Begin with the first line of the material and write out each line exactly, ending with the line that contains "bandL) -- (bandL);". Pictures are not part of the copy.
-- Begin Supplied records --
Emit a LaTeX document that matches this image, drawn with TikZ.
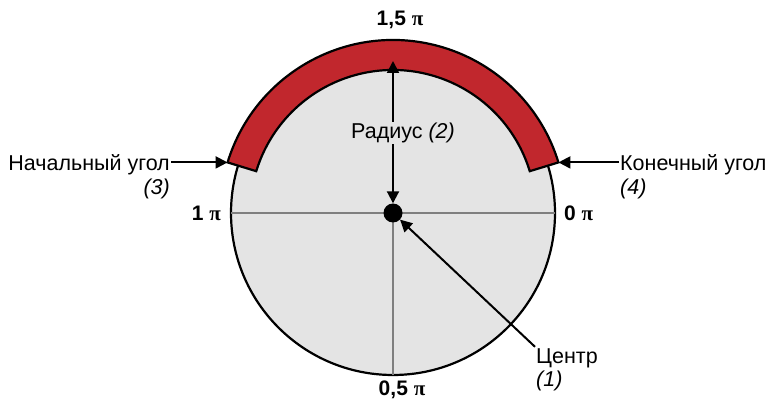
\documentclass[tikz,border=0pt]{standalone}
\usepackage{fontspec}
\setmainfont{Liberation Sans}
\newfontfamily\pifont{Liberation Serif}
\definecolor{Bandcol}{HTML}{C1272D}
\definecolor{Diskcol}{HTML}{E4E4E4}
\definecolor{Axiscol}{HTML}{7F7F7F}
\usetikzlibrary{arrows.meta, positioning}
\tikzset{
    >={Triangle[length=12pt, width=12pt]},
    lbl/.style={font=\fontsize{21.5}{24}\selectfont, inner sep=1pt, text height=15.5pt, text depth=4.5pt},
    ticklbl/.style={font=\fontsize{21}{24}\selectfont\bfseries, inner sep=1pt},
    pointer/.style={->, line width=2pt}
}

\begin{document}
\begin{tikzpicture}[x=1pt, y=1pt]
    \useasboundingbox (0,0) rectangle (769,402);

    % Coordinates
    \coordinate (C) at (393,189);
    \coordinate (bandL) at ([shift={(163:173pt)}]C);
    \coordinate (bandR) at ([shift={(17:173pt)}]C);
    \coordinate (radtop) at (393,341);

    % Disk
    \filldraw[fill=Diskcol, draw=black, line width=2.2pt] (C) circle (162pt);

    % Axes
    \draw[Axiscol, line width=2pt] ([xshift=-162pt]C) -- ([xshift=162pt]C);
    \draw[Axiscol, line width=2pt] (C) -- ([yshift=-162pt]C);

    % Arc band
    \filldraw[fill=Bandcol, draw=black, line width=2.2pt]
        ([shift={(17:143pt)}]C) arc[start angle=17, end angle=163, radius=143pt]
        -- (bandL) arc[start angle=163, end angle=17, radius=173pt] -- cycle;

    % Centre point
    \node[circle, fill=black, minimum size=19pt, inner sep=0pt] (dot) at (C) {};

    % Angle values
    \node[ticklbl] (top) at (400,382) {1,5 {\pifont π}};
    \node[ticklbl] (bottom) at (402,12) {0,5 {\pifont π}};
    \node[ticklbl, anchor=east] (left) at (222,189) {1 {\pifont π}};
    \node[ticklbl, anchor=west] (right) at (563,189) {0 {\pifont π}};

    % Radius
    \node[lbl] (rad) at (403,269) {Радиус \textit{(2)}};
    \draw[pointer] (rad.north -| C) -- (radtop);
    \draw[pointer] (rad.south -| C) -- (dot);

    % Start angle
    \node[lbl, anchor=east] (start) at (171,237) {Начальный угол};
    \node[lbl, anchor=north east] (startnum) at ([yshift=-2pt]start.south east) {\textit{(3)}};
    \draw[pointer] (start.east |- bandL) -- (bandL);

    % End angle
    \node[lbl, anchor=west] (end) at (619,237) {Конечный угол};
    \node[lbl, anchor=north west] (endnum) at ([yshift=-2pt]end.south west) {\textit{(4)}};
    \draw[pointer] (end.west |- bandR) -- (bandR);

    % Centre
    \node[lbl, anchor=west] (centre) at (535,44) {Центр};
    \node[lbl, anchor=north west] (centrenum) at ([yshift=-1pt]centre.south west) {\textit{(1)}};
    \draw[pointer] (centre.north west) -- (dot);
\end{tikzpicture}
\end{document}
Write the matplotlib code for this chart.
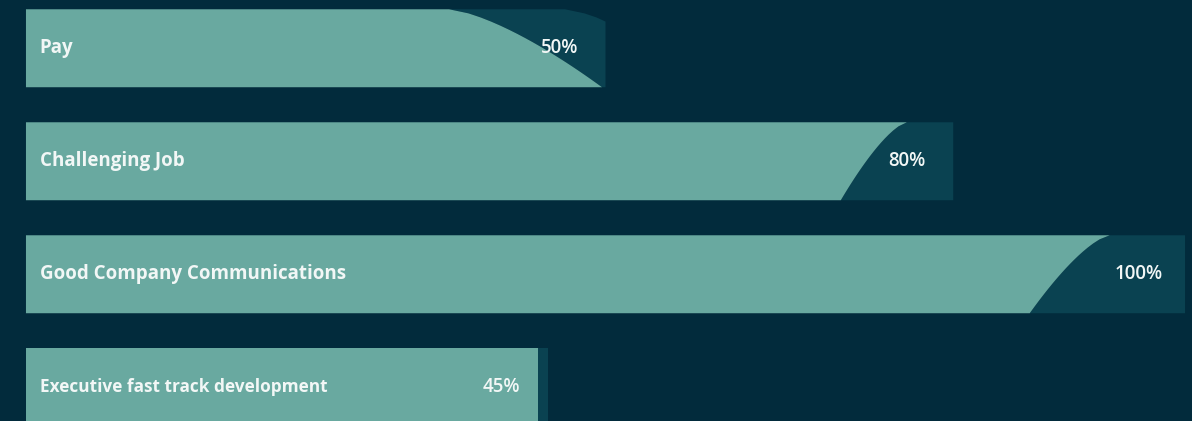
import numpy as np
import matplotlib.pyplot as plt
from matplotlib.patches import Polygon

# data
labels = ["Pay", "Challenging Job", "Good Company Communications", "Executive fast track development"]
values = [50, 80, 100, 45]

# look of the brushed bar ends (in % units, how far the teal stops short of the end)
cut_top = [13.5, 4.0, 6.5, 0.8]
cut_bottom = [0.3, 9.7, 13.4, 0.8]
splash_w = [10.0, 20.0, 20.0, 2.5]

bg = "#022b3c"
teal = "#69a9a0"
splash = "#0a4251"

fig = plt.figure(figsize=(11.92, 4.21), dpi=100)
fig.patch.set_facecolor(bg)
ax = fig.add_axes([0, 0, 1, 1])
ax.set_facecolor(bg)

y = np.arange(len(values))
h = 0.69

for i, v in enumerate(values):
    top = y[i] - h / 2
    bot = y[i] + h / 2
    t = np.linspace(0, 1, 20)
    xs = v - (cut_top[i] + (cut_bottom[i] - cut_top[i]) * t ** 0.7)
    ys = top + (bot - top) * t

    # darker splash area behind the brushed edge
    xs2 = np.minimum(xs + splash_w[i], v)
    spl = list(zip(xs, ys)) + list(zip(xs2[::-1], ys[::-1]))
    ax.add_patch(Polygon(spl, closed=True, color=splash, lw=0, zorder=1))

    # teal body
    pts = [(0, top)] + list(zip(xs, ys)) + [(0, bot)]
    ax.add_patch(Polygon(pts, closed=True, color=teal, lw=0, zorder=2))

    size = 13.5 if i < 3 else 12.4
    ax.text(1.2, y[i], labels[i], color="#f2f7f6", fontsize=size,
            fontweight="bold", family="Open Sans", va="center", ha="left", zorder=3)
    ax.text(v - 4, y[i], f"{v}%", color="#f2f7f6", fontsize=13.5,
            fontweight="semibold", family="Open Sans", va="center", ha="center", zorder=3)

ax.set_xlim(-2.24, 100.6)
ax.set_ylim(-0.427 + 421 / 113, -0.427)
ax.axis("off")

plt.savefig("out.png", dpi=100, facecolor=bg)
-- End Supplied records --
## Exercise response
Emit a LaTeX document that matches this image, drawn with TikZ.
\documentclass[tikz,border=0pt]{standalone}
\usepackage{fontspec}
\setmainfont{Liberation Sans}
\newfontfamily\pifont{Liberation Serif}
\definecolor{Bandcol}{HTML}{C1272D}
\definecolor{Diskcol}{HTML}{E4E4E4}
\definecolor{Axiscol}{HTML}{7F7F7F}
\usetikzlibrary{arrows.meta, positioning}
\tikzset{
    >={Triangle[length=12pt, width=12pt]},
    lbl/.style={font=\fontsize{21.5}{24}\selectfont, inner sep=1pt, text height=15.5pt, text depth=4.5pt},
    ticklbl/.style={font=\fontsize{21}{24}\selectfont\bfseries, inner sep=1pt},
    pointer/.style={->, line width=2pt}
}

\begin{document}
\begin{tikzpicture}[x=1pt, y=1pt]
    \useasboundingbox (0,0) rectangle (769,402);

    % Coordinates
    \coordinate (C) at (393,189);
    \coordinate (bandL) at ([shift={(163:173pt)}]C);
    \coordinate (bandR) at ([shift={(17:173pt)}]C);
    \coordinate (radtop) at (393,341);

    % Disk
    \filldraw[fill=Diskcol, draw=black, line width=2.2pt] (C) circle (162pt);

    % Axes
    \draw[Axiscol, line width=2pt] ([xshift=-162pt]C) -- ([xshift=162pt]C);
    \draw[Axiscol, line width=2pt] (C) -- ([yshift=-162pt]C);

    % Arc band
    \filldraw[fill=Bandcol, draw=black, line width=2.2pt]
        ([shift={(17:143pt)}]C) arc[start angle=17, end angle=163, radius=143pt]
        -- (bandL) arc[start angle=163, end angle=17, radius=173pt] -- cycle;

    % Centre point
    \node[circle, fill=black, minimum size=19pt, inner sep=0pt] (dot) at (C) {};

    % Angle values
    \node[ticklbl] (top) at (400,382) {1,5 {\pifont π}};
    \node[ticklbl] (bottom) at (402,12) {0,5 {\pifont π}};
    \node[ticklbl, anchor=east] (left) at (222,189) {1 {\pifont π}};
    \node[ticklbl, anchor=west] (right) at (563,189) {0 {\pifont π}};

    % Radius
    \node[lbl] (rad) at (403,269) {Радиус \textit{(2)}};
    \draw[pointer] (rad.north -| C) -- (radtop);
    \draw[pointer] (rad.south -| C) -- (dot);

    % Start angle
    \node[lbl, anchor=east] (start) at (171,237) {Начальный угол};
    \node[lbl, anchor=north east] (startnum) at ([yshift=-2pt]start.south east) {\textit{(3)}};
    \draw[pointer] (start.east |- bandL) -- (bandL);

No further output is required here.